More and more people are carrying debt into retirement--mortgages and even student loans. And while rising interest rates may be a boon to savers, they're bad news for borrowers. The average posted rate on 5-year fixed mortgage recently stood at 5.34%, their highest level since 2013. For new borrowers, those higher rates make it hard to beat debt paydown as the highest guaranteed return on investment that retirees can earn today. Even investors who have older mortgages with very low rates of less than 3.5% may want to balance prepaying their mortgages with investing in the market. While safe yields have gone higher, you still can't find a 3.5% guaranteed return anywhere.

Don't ignore inflation

Inflation, as measured by the Consumer Price Index, rose at 2.2% in May after going as low as 1% a year ago. Of course, there have been numerous head fakes on the inflation front over the past decade, but inflation in Canada has remained stubbornly low overall and hasn't topped 2.5% in more than six years. For investors with fixed-rate investments, however, I'd put minding inflation in the category of "better safe than sorry," because inflation can eat away at the purchasing power of the income they pocket.
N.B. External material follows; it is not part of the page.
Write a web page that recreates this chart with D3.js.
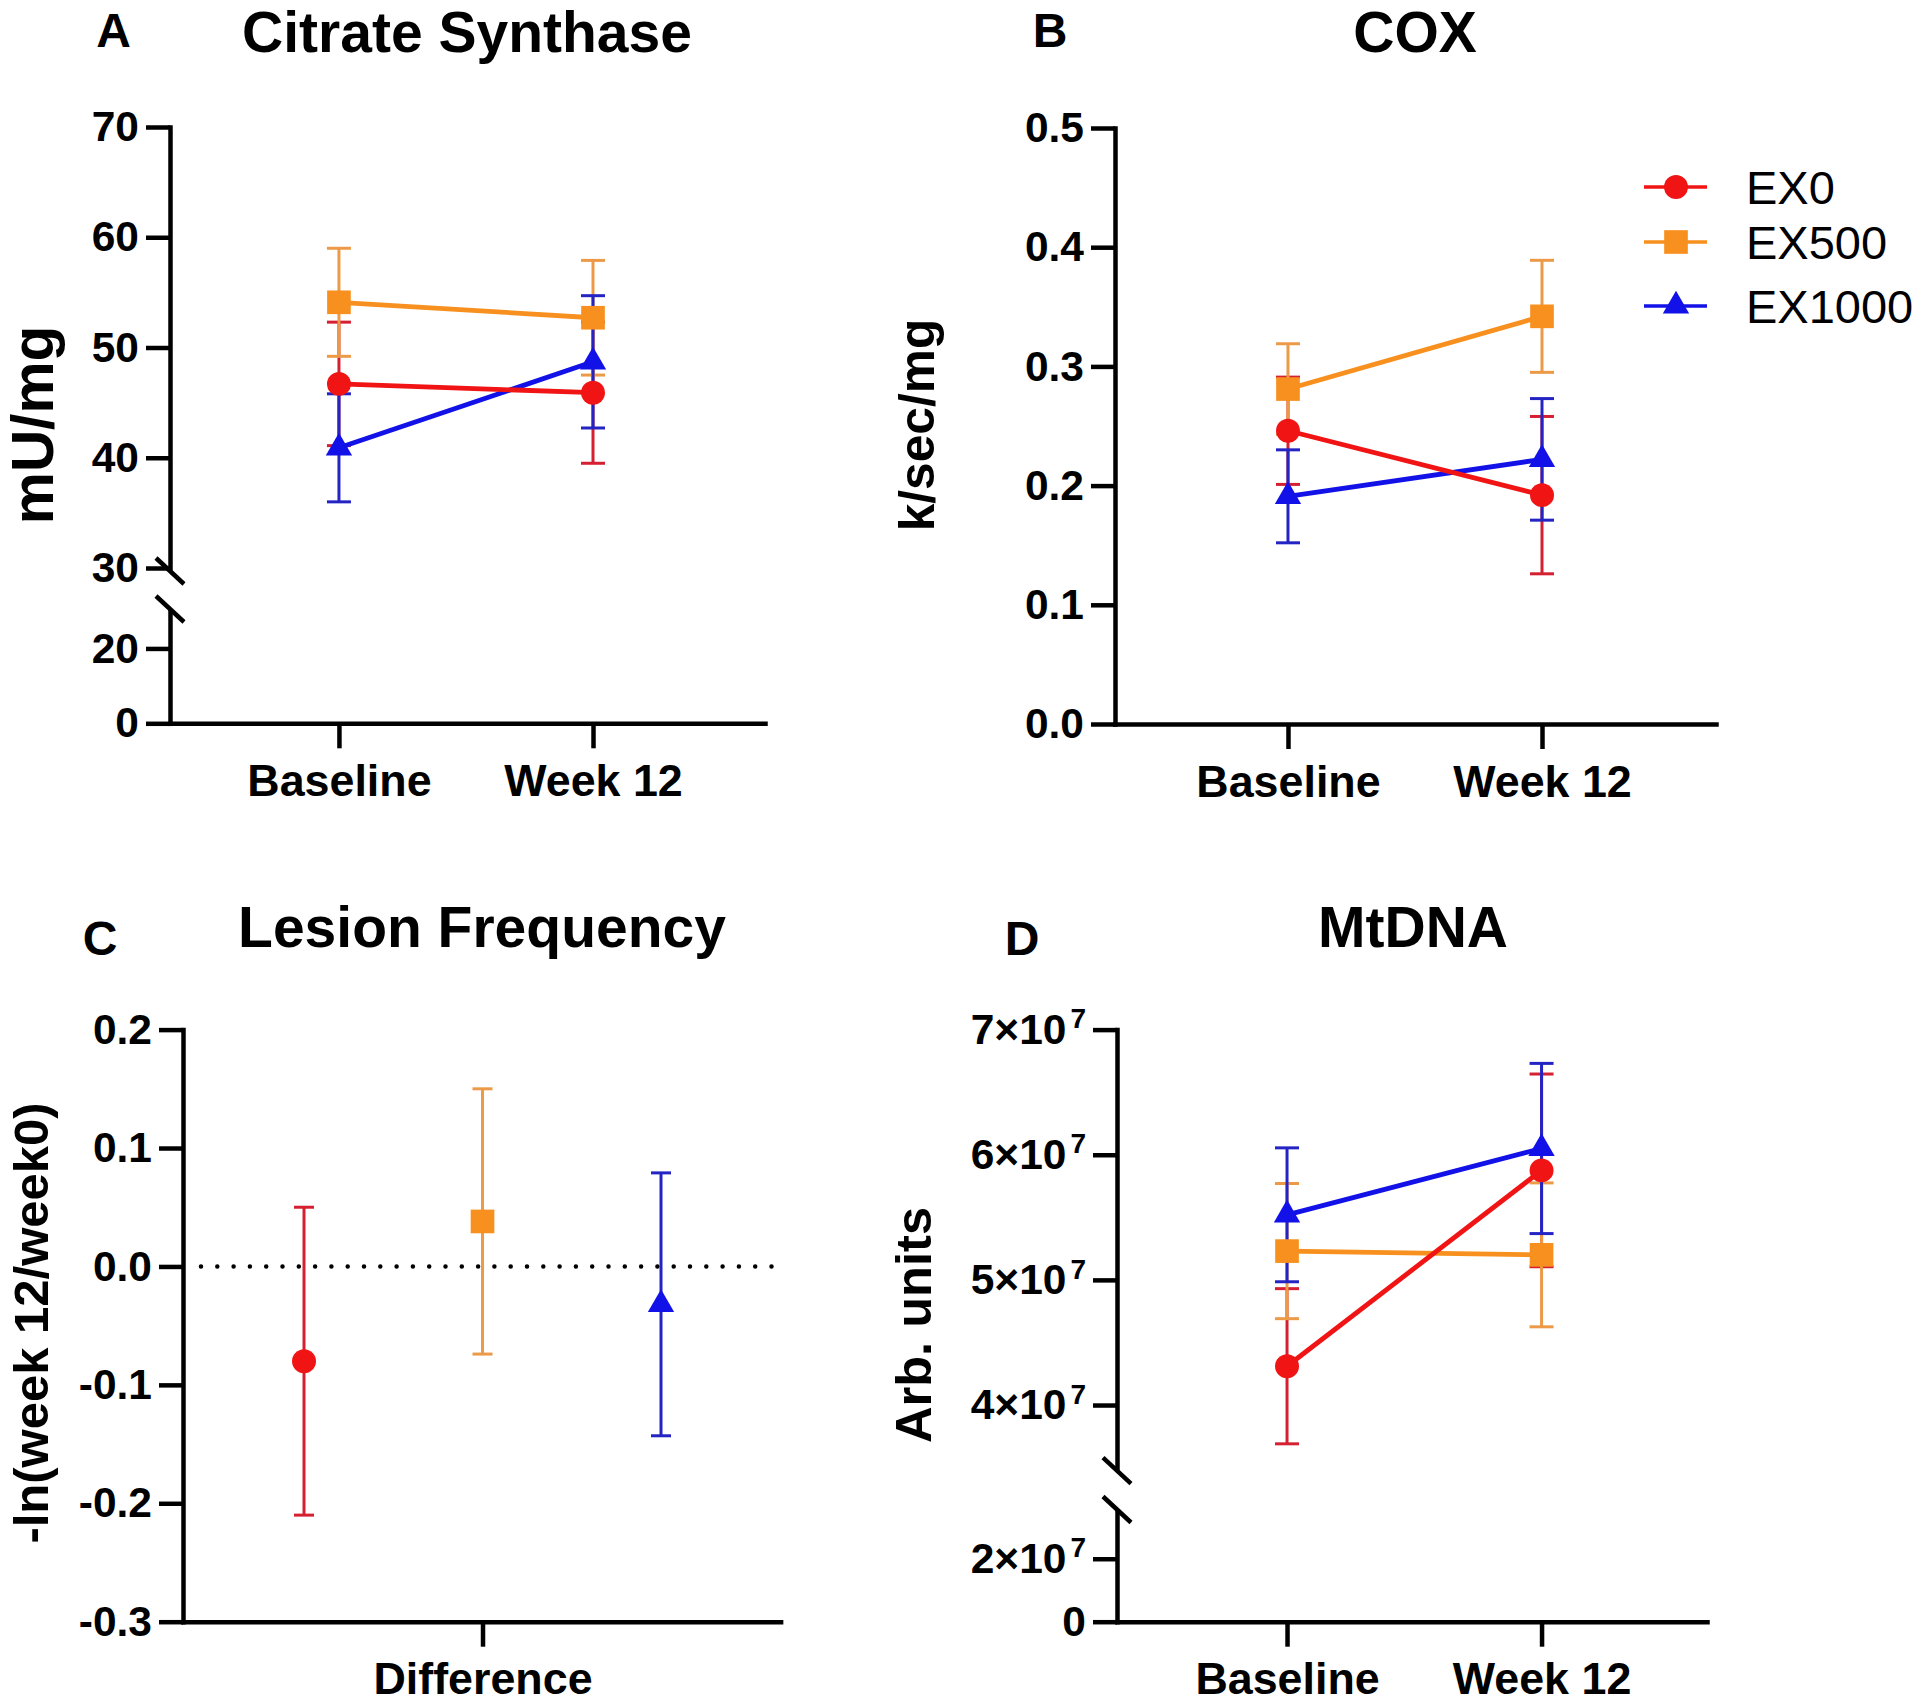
<!DOCTYPE html>
<html><head><meta charset="utf-8">
<script src="https://cdn.jsdelivr.net/npm/d3@7"></script>
<style>
body{margin:0;background:#fff;}
svg text{font-family:"Liberation Sans",Arial,sans-serif;fill:#000;}
</style></head><body>
<svg id="chart" width="1920" height="1703"></svg>
<script>
// ---------------- data ----------------
const groups = ["EX0", "EX500", "EX1000"];
const timepoints = ["Baseline", "Week 12"];
const diffLabel = ["Difference"];

// Citrate synthase (mU/mg): [baseline, week 12] per group
const csMeans = [[46.7, 45.9], [54.1, 52.7], [40.9, 48.7]];
const csErrs  = [[5.6, 6.4], [4.9, 5.2], [4.9, 6.0]];
const csTicksLower = [0, 20];
const csTicksUpper = [30, 40, 50, 60, 70];

// COX (k/sec/mg)
const coxMeans = [[0.246, 0.192], [0.281, 0.342], [0.191, 0.222]];
const coxErrs  = [[0.045, 0.066], [0.038, 0.047], [0.039, 0.051]];
const coxTicks = [0, 0.1, 0.2, 0.3, 0.4, 0.5];

// Lesion frequency: -ln(week12/week0)
const lesionMeans = [-0.080, 0.038, -0.032];
const lesionErrs  = [0.130, 0.112, 0.111];
const lesionTicks = [-0.3, -0.2, -0.1, 0, 0.1, 0.2];

// MtDNA (arb. units)
const mtMeans = [[4.31e7, 5.875e7], [5.23e7, 5.20e7], [5.52e7, 6.05e7]];
const mtErrs  = [[0.62e7, 0.77e7], [0.54e7, 0.575e7], [0.535e7, 0.68e7]];
const mtTicksLower = [0, 2e7];
const mtTicksUpper = [4e7, 5e7, 6e7, 7e7];

// ---------------- style ----------------
const colors    = ["#f01414", "#f7901e", "#1212e8"];
const errColors = ["#d42030", "#ec9a48", "#2424c4"];
const symbolTypes = [d3.symbolCircle, d3.symbolSquare, d3.symbolTriangle];
const symbolSizes = [450, 560, 300];
const FONT = '"Liberation Sans", Arial, sans-serif';

const svg = d3.select("#chart");

function styleAxis(ax, fs) {
  ax.attr("font-family", null).attr("font-size", null);
  ax.select(".domain").attr("stroke", "#000").attr("stroke-width", 4.5).attr("stroke-linecap", "square");
  ax.selectAll(".tick line").attr("stroke", "#000").attr("stroke-width", 4.5);
  ax.selectAll(".tick text").attr("fill", "#000")
    .style("font-size", fs + "px").style("font-weight", "bold").style("font-family", FONT);
}

function panel(p) {
  const g = svg.append("g");
  const x = d3.scaleLinear().domain(p.xDomain).range(p.xRange);
  const segs = p.segments.map(s => Object.assign({}, s, {
    scale: d3.scaleLinear().domain(s.domain).range(s.range)
  }));
  const y = v => {
    const s = segs.find(s => v >= s.domain[0] && v <= s.domain[1]) || segs[segs.length - 1];
    return s.scale(v);
  };
  const x0 = p.xRange[0];
  const yBase = segs[0].range[0];

  // y axes (one per segment)
  segs.forEach(s => {
    const ax = g.append("g").attr("transform", `translate(${x0},0)`)
      .call(d3.axisLeft(s.scale).tickValues(s.ticks).tickFormat(p.yFormat)
        .tickSize(24).tickSizeOuter(0).tickPadding(7));
    styleAxis(ax, 42.5);
    if (p.superscript) {
      ax.selectAll(".tick text").each(function(d) {
        const t = d3.select(this);
        t.text(null);
        if (d === 0) { t.text("0"); return; }
        t.append("tspan").text(`${d / 1e7}×10`);
        t.append("tspan").text("7").style("font-size", "28px").attr("dx", 4).attr("dy", "-0.55em");
      });
    }
  });

  // axis break marks
  if (segs.length > 1) {
    const b = segs[0].domain[1];
    [segs[1].scale(b) + 3, segs[0].scale(b) - 2].forEach(yy => {
      g.append("line").attr("x1", x0 - 14).attr("y1", yy - 13).attr("x2", x0 + 14).attr("y2", yy + 13)
        .attr("stroke", "#000").attr("stroke-width", 4.5);
    });
  }

  // x axis
  const xa = g.append("g").attr("transform", `translate(0,${yBase})`)
    .call(d3.axisBottom(x).tickValues(p.xTicks).tickFormat((d, i) => p.xLabels[i])
      .tickSize(25).tickSizeOuter(0).tickPadding(16));
  styleAxis(xa, 44.8);

  // reference line
  if (p.zeroLine) {
    g.append("line").attr("x1", x0 + 18).attr("x2", p.xRange[1] - 5)
      .attr("y1", y(0)).attr("y2", y(0))
      .attr("stroke", "#000").attr("stroke-width", 4.5)
      .attr("stroke-linecap", "round").attr("stroke-dasharray", "0 16.3");
  }

  const cap = p.capWidth / 2;
  // error bars
  p.series.forEach((s, gi) => {
    s.means.forEach((m, i) => {
      const e = s.errs[i], xi = x(s.xs[i]);
      const eg = g.append("g").attr("stroke", errColors[gi]).attr("stroke-width", 3).attr("fill", "none");
      eg.append("line").attr("x1", xi).attr("x2", xi).attr("y1", y(m - e)).attr("y2", y(m + e));
      eg.append("line").attr("x1", xi - cap).attr("x2", xi + cap).attr("y1", y(m - e)).attr("y2", y(m - e));
      eg.append("line").attr("x1", xi - cap).attr("x2", xi + cap).attr("y1", y(m + e)).attr("y2", y(m + e));
    });
  });
  // connecting lines (drawn last group first so EX0 sits on top)
  const order = [2, 1, 0];
  if (p.connect) {
    order.forEach(gi => {
      const s = p.series[gi];
      g.append("path").datum(s.means)
        .attr("d", d3.line().x((d, i) => x(s.xs[i])).y(d => y(d)))
        .attr("fill", "none").attr("stroke", colors[gi]).attr("stroke-width", 4.8);
    });
  }
  order.forEach(gi => {
    const s = p.series[gi];
    s.means.forEach((m, i) => {
      g.append("path").attr("d", d3.symbol().type(symbolTypes[gi]).size(symbolSizes[gi])())
        .attr("transform", `translate(${x(s.xs[i])},${y(m)})`)
        .attr("fill", colors[gi]);
    });
  });

  // panel letter and title
  svg.append("text").attr("x", p.letterPos[0]).attr("y", p.letterPos[1]).attr("text-anchor", "middle")
    .style("font-size", "48px").style("font-weight", "bold").text(p.letter);
  svg.append("text").attr("x", p.titlePos[0]).attr("y", p.titlePos[1]).attr("text-anchor", "middle")
    .style("font-size", "57px").style("font-weight", "bold").text(p.title);
  // y title
  svg.append("text").attr("transform", `translate(${p.yTitlePos[0]},${p.yTitlePos[1]}) rotate(-90)`)
    .attr("text-anchor", "middle").attr("dy", "0.35em")
    .style("font-size", p.yTitleSize + "px").style("font-weight", "bold").text(p.yTitle);
}

const f1 = v => v.toFixed(1);
const lineSeries = (means, errs) => groups.map((gname, gi) => ({
  means: means[gi], errs: errs[gi], xs: timepoints.map((t, i) => i)
}));

// Panel A
panel({
  letter: "A", letterPos: [113.5, 47], title: "Citrate Synthase", titlePos: [467, 52],
  yTitle: "mU/mg", yTitleSize: 58.5, yTitlePos: [33, 425],
  xDomain: [-0.665, 1.677], xRange: [170, 765],
  segments: [
    { domain: [0, 30], range: [723.3, 611], ticks: csTicksLower },
    { domain: [30, 70], range: [568, 127], ticks: csTicksUpper }
  ],
  yFormat: d => String(d),
  xTicks: [0, 1], xLabels: timepoints,
  series: lineSeries(csMeans, csErrs), connect: true, capWidth: 24
});

// Panel B
panel({
  letter: "B", letterPos: [1050, 47], title: "COX", titlePos: [1415, 52],
  yTitle: "k/sec/mg", yTitleSize: 49.7, yTitlePos: [917, 425],
  xDomain: [-0.681, 1.685], xRange: [1115, 1716],
  segments: [{ domain: [0, 0.5], range: [724, 128], ticks: coxTicks }],
  yFormat: f1,
  xTicks: [0, 1], xLabels: timepoints,
  series: lineSeries(coxMeans, coxErrs), connect: true, capWidth: 24
});

// Panel C
panel({
  letter: "C", letterPos: [100, 955], title: "Lesion Frequency", titlePos: [482, 947],
  yTitle: "-ln(week 12/week0)", yTitleSize: 49, yTitlePos: [31, 1323],
  xDomain: [-0.678, 2.67], xRange: [183, 780.6],
  segments: [{ domain: [-0.3, 0.2], range: [1621.7, 1029.6], ticks: lesionTicks }],
  yFormat: f1,
  xTicks: [1], xLabels: diffLabel,
  series: groups.map((gname, gi) => ({ means: [lesionMeans[gi]], errs: [lesionErrs[gi]], xs: [gi] })),
  connect: false, capWidth: 20, zeroLine: true
});

// Panel D
panel({
  letter: "D", letterPos: [1022, 955], title: "MtDNA", titlePos: [1413, 947],
  yTitle: "Arb. units", yTitleSize: 50.6, yTitlePos: [913, 1325],
  xDomain: [-0.668, 1.65], xRange: [1117, 1707],
  segments: [
    { domain: [0, 3.5e7], range: [1621.7, 1511.5], ticks: mtTicksLower },
    { domain: [3.5e7, 7e7], range: [1467.6, 1029.6], ticks: mtTicksUpper }
  ],
  yFormat: d => String(d), superscript: true,
  xTicks: [0, 1], xLabels: timepoints,
  series: lineSeries(mtMeans, mtErrs), connect: true, capWidth: 24
});

// Legend
const legendY = [187, 242, 306];
const leg = svg.append("g");
groups.forEach((gname, gi) => {
  const row = leg.append("g").attr("transform", `translate(0,${legendY[gi]})`);
  row.append("line").attr("x1", 1644).attr("x2", 1707).attr("stroke", colors[gi]).attr("stroke-width", 3.5);
  row.append("path").attr("d", d3.symbol().type(symbolTypes[gi]).size(symbolSizes[gi])())
    .attr("transform", "translate(1676,0)").attr("fill", colors[gi]);
  row.append("text").attr("x", 1746).attr("dy", "0.36em").style("font-size", "47px").text(gname);
});
</script>
</body></html>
I like the idea of including inflation-protected bonds in a fixed-income portfolio for retirees. And while stocks are by no means an inflation "hedge," they do offer investors the best long-run shot at outpacing inflation.

Do stay mindful of equity rate sensitivity

Bonds usually get all the attention in periods of rising interest rates. But don't ignore the potential rate sensitivity of your equity holdings. Investors often use income-producing equities like REITs and utilities as fixed-income surrogates; when yields trend up, the prices of these equities often decline right along with bond prices. That's not to say you shouldn't own them; in fact, Morningstar's analysts think REITs and consumer staples, which offer higher yields than the broad market, look pretty attractive from a bottom-up standpoint today. But if you're an income-focused investor, be careful to avoid building a portfolio whose holdings all move in unison in response to interest-rate changes.

Don't lose sight of the big picture

Rising interest rates do have the potential to lead to bond losses in the years ahead, and it's wise to brace for that possibility. But as T. Rowe Price retirement-fund manager Wyatt Lee noted on a panel discussion at the Morningstar Investment Conference, "A bad year for bonds is the same as a bad day for stocks." In other words, while you'd rather not have losses in the safe part of your portfolio you've earmarked for bonds, tumult in the bond market is going to be a lot less painful in absolute terms than will a sizable downturn in the equity market. Rather than getting hung up on micromanaging risks in your bond portfolio, a better use of your time is to revisit your portfolio's core asset-class exposures. If you've been hands-off with your portfolio and have let your equity exposure drift up, it's a good bet that you're courting more risk than you intended to.